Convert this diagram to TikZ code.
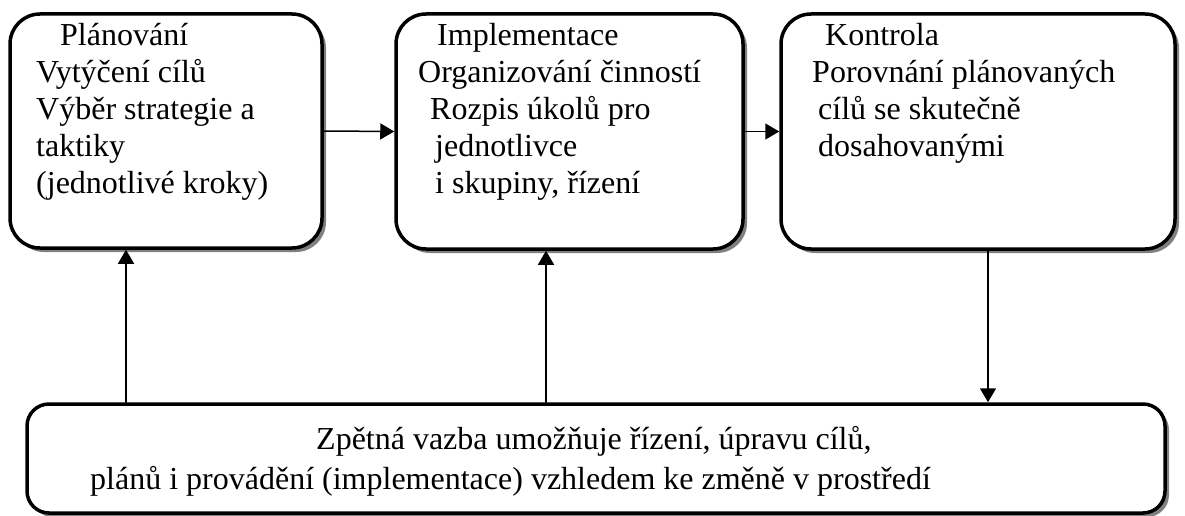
\documentclass[tikz,border=0pt]{standalone}
\usepackage{fontspec}
\setmainfont{Liberation Serif}
\usetikzlibrary{arrows.meta,shadows}
\tikzset{
	box/.style={draw,line width=3.5pt,rounded corners=30pt,fill=white,inner sep=0pt,
		drop shadow={shadow xshift=4pt,shadow yshift=-4pt,fill=black!50,opacity=1}},
	boxtext/.style={align=left,anchor=north west,inner sep=0pt,font=\fontsize{32}{37}\selectfont}
}

\begin{document}
\begin{tikzpicture}[line cap=round,line join=round,>={Triangle[length=14pt,width=16pt]},x=1pt,y=-1pt]
		\useasboundingbox (0,0) rectangle (1185,516);
		\node[box,minimum width=312pt,minimum height=234pt] (plan) at (166,131) {};
		\node[box,minimum width=347pt,minimum height=235pt] (impl) at (569.5,131.5) {};
		\node[box,minimum width=394pt,minimum height=235pt] (kontr) at (978,131.5) {};
		\node[box,minimum width=1138pt,minimum height=109pt,rounded corners=22pt] (vazba) at (596,458.5) {};
		\node[boxtext] (plantext) at (36,19.1) {\strut\hspace*{24pt}Plánování\\Vytýčení cílů\\Výběr strategie a\\taktiky\\(jednotlivé kroky)};
		\node[boxtext] (impltext) at (418,19.1) {\strut\hspace*{19pt}Implementace\\Organizování činností\\\hspace*{12pt}Rozpis úkolů pro\\\hspace*{17pt}jednotlivce\\\hspace*{17pt}i skupiny, řízení};
		\node[boxtext] (kontrtext) at (812,19.1) {\strut\hspace*{13pt}Kontrola\\Porovnání plánovaných\\\hspace*{6pt}cílů se skutečně\\\hspace*{6pt}dosahovanými};
		\node[boxtext,font=\fontsize{32}{40}\selectfont] (vazbatext) at (90,421) {\strut\hspace*{226pt}Zpětná vazba umožňuje řízení, úpravu cílů,\\plánů i provádění (implementace) vzhledem ke změně v prostředí};
		\coordinate (left) at (126,0);
		\coordinate (mid) at (546,0);
		\coordinate (right) at (988,0);
		\draw [->,line width=1.5pt] (plan.east) -- (impl.west);
		\draw [->,line width=1.5pt] (impl.east) -- (kontr.west);
		\draw [->,line width=1.5pt] (vazba.north -| left) -- (plan.south -| left);
		\draw [->,line width=1.5pt] (vazba.north -| mid) -- (impl.south -| mid);
		\draw [->,line width=1.5pt] (kontr.south -| right) -- (vazba.north -| right);
	\end{tikzpicture}
\end{document}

TASK BRIEF:
Repeat the material above in full and exactly, omitting the pictures.

TASK ANSWER:
Convert this diagram to TikZ code.
\documentclass[tikz,border=0pt]{standalone}
\usepackage{fontspec}
\setmainfont{Liberation Serif}
\usetikzlibrary{arrows.meta,shadows}
\tikzset{
	box/.style={draw,line width=3.5pt,rounded corners=30pt,fill=white,inner sep=0pt,
		drop shadow={shadow xshift=4pt,shadow yshift=-4pt,fill=black!50,opacity=1}},
	boxtext/.style={align=left,anchor=north west,inner sep=0pt,font=\fontsize{32}{37}\selectfont}
}

\begin{document}
\begin{tikzpicture}[line cap=round,line join=round,>={Triangle[length=14pt,width=16pt]},x=1pt,y=-1pt]
		\useasboundingbox (0,0) rectangle (1185,516);
		\node[box,minimum width=312pt,minimum height=234pt] (plan) at (166,131) {};
		\node[box,minimum width=347pt,minimum height=235pt] (impl) at (569.5,131.5) {};
		\node[box,minimum width=394pt,minimum height=235pt] (kontr) at (978,131.5) {};
		\node[box,minimum width=1138pt,minimum height=109pt,rounded corners=22pt] (vazba) at (596,458.5) {};
		\node[boxtext] (plantext) at (36,19.1) {\strut\hspace*{24pt}Plánování\\Vytýčení cílů\\Výběr strategie a\\taktiky\\(jednotlivé kroky)};
		\node[boxtext] (impltext) at (418,19.1) {\strut\hspace*{19pt}Implementace\\Organizování činností\\\hspace*{12pt}Rozpis úkolů pro\\\hspace*{17pt}jednotlivce\\\hspace*{17pt}i skupiny, řízení};
		\node[boxtext] (kontrtext) at (812,19.1) {\strut\hspace*{13pt}Kontrola\\Porovnání plánovaných\\\hspace*{6pt}cílů se skutečně\\\hspace*{6pt}dosahovanými};
		\node[boxtext,font=\fontsize{32}{40}\selectfont] (vazbatext) at (90,421) {\strut\hspace*{226pt}Zpětná vazba umožňuje řízení, úpravu cílů,\\plánů i provádění (implementace) vzhledem ke změně v prostředí};
		\coordinate (left) at (126,0);
		\coordinate (mid) at (546,0);
		\coordinate (right) at (988,0);
		\draw [->,line width=1.5pt] (plan.east) -- (impl.west);
		\draw [->,line width=1.5pt] (impl.east) -- (kontr.west);
		\draw [->,line width=1.5pt] (vazba.north -| left) -- (plan.south -| left);
		\draw [->,line width=1.5pt] (vazba.north -| mid) -- (impl.south -| mid);
		\draw [->,line width=1.5pt] (kontr.south -| right) -- (vazba.north -| right);
	\end{tikzpicture}
\end{document}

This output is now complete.